[Given exercise]: Starting at the first line of the data, please print exactly those lines through the one that holds "plt.rcParams['font.family'] = ['Liberation", omitting every picture.

[Supplied information]:
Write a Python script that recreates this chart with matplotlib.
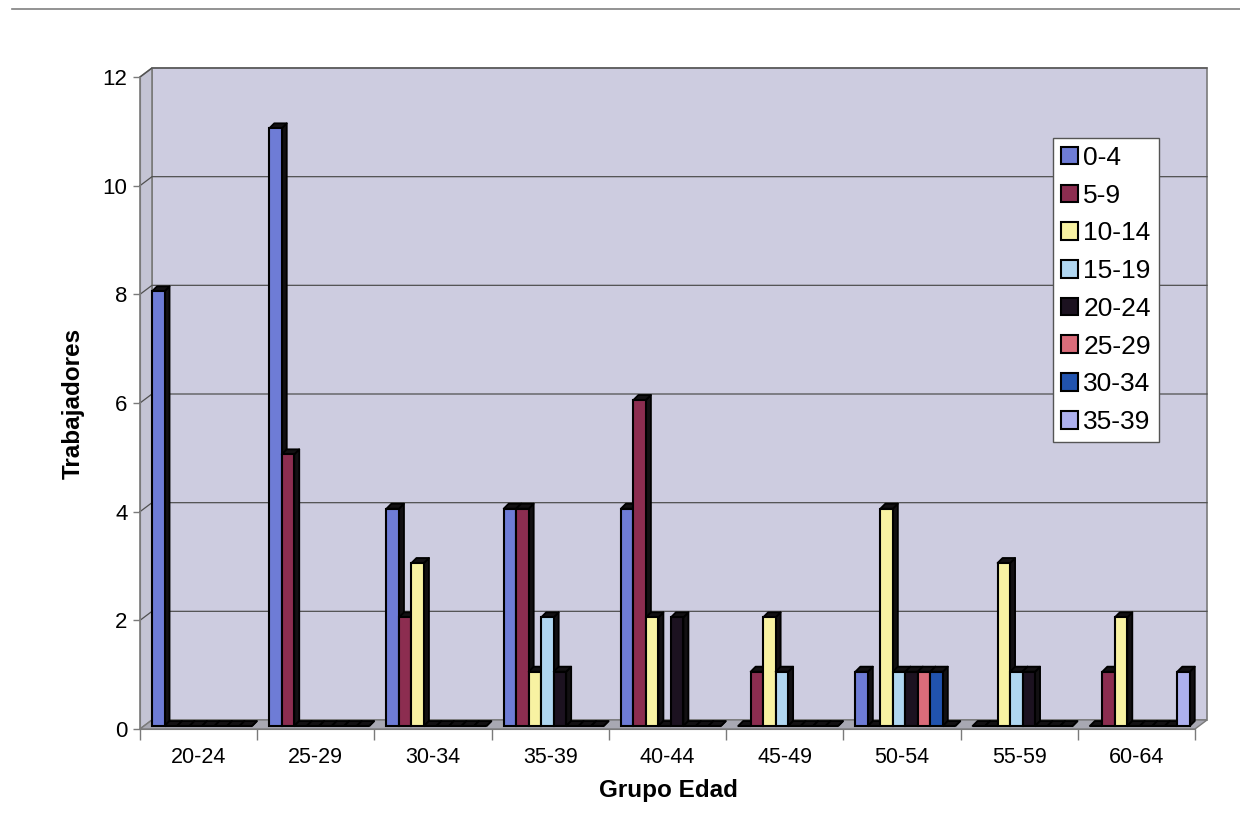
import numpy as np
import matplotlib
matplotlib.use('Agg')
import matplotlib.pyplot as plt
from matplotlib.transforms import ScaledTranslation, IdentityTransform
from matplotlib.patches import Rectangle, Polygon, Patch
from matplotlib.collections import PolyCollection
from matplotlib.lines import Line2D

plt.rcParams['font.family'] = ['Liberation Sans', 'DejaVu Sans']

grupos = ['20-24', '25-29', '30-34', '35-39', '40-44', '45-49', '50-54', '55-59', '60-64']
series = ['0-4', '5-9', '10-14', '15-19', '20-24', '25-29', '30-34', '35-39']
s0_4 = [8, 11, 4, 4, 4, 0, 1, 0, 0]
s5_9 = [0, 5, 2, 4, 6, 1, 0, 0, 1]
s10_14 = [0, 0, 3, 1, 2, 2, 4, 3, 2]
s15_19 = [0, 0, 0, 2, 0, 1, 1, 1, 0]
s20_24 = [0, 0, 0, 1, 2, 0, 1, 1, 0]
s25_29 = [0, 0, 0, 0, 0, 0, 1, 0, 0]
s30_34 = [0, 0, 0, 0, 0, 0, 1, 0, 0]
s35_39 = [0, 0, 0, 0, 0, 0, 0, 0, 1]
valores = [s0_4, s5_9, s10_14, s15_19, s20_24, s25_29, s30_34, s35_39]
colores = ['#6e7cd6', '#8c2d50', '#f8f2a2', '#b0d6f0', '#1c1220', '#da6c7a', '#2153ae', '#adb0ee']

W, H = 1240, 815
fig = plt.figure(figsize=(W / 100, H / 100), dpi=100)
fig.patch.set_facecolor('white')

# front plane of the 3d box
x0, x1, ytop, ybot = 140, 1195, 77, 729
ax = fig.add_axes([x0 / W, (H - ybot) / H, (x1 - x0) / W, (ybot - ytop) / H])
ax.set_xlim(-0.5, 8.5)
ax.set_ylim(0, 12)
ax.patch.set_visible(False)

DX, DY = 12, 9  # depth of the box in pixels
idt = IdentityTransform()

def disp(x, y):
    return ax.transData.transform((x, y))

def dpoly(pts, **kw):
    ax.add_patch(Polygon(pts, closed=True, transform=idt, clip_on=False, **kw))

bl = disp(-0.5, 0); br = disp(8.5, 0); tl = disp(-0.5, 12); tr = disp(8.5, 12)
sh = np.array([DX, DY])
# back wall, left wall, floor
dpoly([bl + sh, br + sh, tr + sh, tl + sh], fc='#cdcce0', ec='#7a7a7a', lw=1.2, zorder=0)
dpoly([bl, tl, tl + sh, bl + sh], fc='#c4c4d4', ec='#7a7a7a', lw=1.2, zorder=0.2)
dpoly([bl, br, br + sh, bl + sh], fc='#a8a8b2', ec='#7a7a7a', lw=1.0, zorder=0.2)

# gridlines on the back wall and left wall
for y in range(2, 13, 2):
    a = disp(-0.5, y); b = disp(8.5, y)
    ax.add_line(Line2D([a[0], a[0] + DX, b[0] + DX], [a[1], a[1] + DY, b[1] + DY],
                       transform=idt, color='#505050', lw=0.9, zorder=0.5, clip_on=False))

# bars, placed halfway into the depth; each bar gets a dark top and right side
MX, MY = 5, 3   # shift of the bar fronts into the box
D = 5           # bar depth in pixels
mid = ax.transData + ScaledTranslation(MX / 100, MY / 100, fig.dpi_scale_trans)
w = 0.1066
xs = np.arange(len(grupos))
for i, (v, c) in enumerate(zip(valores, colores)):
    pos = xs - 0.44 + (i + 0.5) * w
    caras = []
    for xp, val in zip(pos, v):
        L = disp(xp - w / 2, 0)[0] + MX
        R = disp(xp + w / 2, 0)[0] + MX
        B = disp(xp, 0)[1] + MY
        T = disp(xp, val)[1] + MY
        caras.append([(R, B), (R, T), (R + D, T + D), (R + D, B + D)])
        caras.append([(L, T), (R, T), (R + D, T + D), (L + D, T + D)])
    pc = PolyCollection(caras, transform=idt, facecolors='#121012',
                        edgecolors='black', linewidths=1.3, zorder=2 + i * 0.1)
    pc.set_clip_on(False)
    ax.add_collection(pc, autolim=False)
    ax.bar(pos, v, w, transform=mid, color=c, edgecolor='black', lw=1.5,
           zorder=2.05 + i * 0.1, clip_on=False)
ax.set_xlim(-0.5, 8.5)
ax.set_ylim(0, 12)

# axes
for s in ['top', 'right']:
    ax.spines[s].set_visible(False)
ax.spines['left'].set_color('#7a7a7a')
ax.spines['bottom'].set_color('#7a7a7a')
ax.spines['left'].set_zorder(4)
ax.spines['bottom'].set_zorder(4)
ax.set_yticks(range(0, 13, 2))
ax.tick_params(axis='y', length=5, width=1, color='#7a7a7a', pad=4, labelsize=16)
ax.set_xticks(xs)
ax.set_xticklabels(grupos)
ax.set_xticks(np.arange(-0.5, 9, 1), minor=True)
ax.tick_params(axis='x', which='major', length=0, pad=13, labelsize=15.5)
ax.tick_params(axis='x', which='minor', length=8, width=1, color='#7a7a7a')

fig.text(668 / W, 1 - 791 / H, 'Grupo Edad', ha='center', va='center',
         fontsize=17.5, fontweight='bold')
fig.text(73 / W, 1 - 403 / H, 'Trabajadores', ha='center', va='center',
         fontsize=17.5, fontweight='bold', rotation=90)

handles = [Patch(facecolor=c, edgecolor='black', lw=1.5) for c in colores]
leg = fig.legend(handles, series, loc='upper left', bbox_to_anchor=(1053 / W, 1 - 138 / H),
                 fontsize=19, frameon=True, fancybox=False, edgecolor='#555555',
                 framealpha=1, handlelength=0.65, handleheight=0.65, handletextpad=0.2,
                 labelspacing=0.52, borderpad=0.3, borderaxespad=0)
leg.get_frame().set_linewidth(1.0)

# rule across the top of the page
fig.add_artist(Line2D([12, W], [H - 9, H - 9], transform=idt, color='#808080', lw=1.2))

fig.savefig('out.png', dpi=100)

[The output]:
Write a Python script that recreates this chart with matplotlib.
import numpy as np
import matplotlib
matplotlib.use('Agg')
import matplotlib.pyplot as plt
from matplotlib.transforms import ScaledTranslation, IdentityTransform
from matplotlib.patches import Rectangle, Polygon, Patch
from matplotlib.collections import PolyCollection
from matplotlib.lines import Line2D

plt.rcParams['font.family'] = ['Liberation Sans', 'DejaVu Sans']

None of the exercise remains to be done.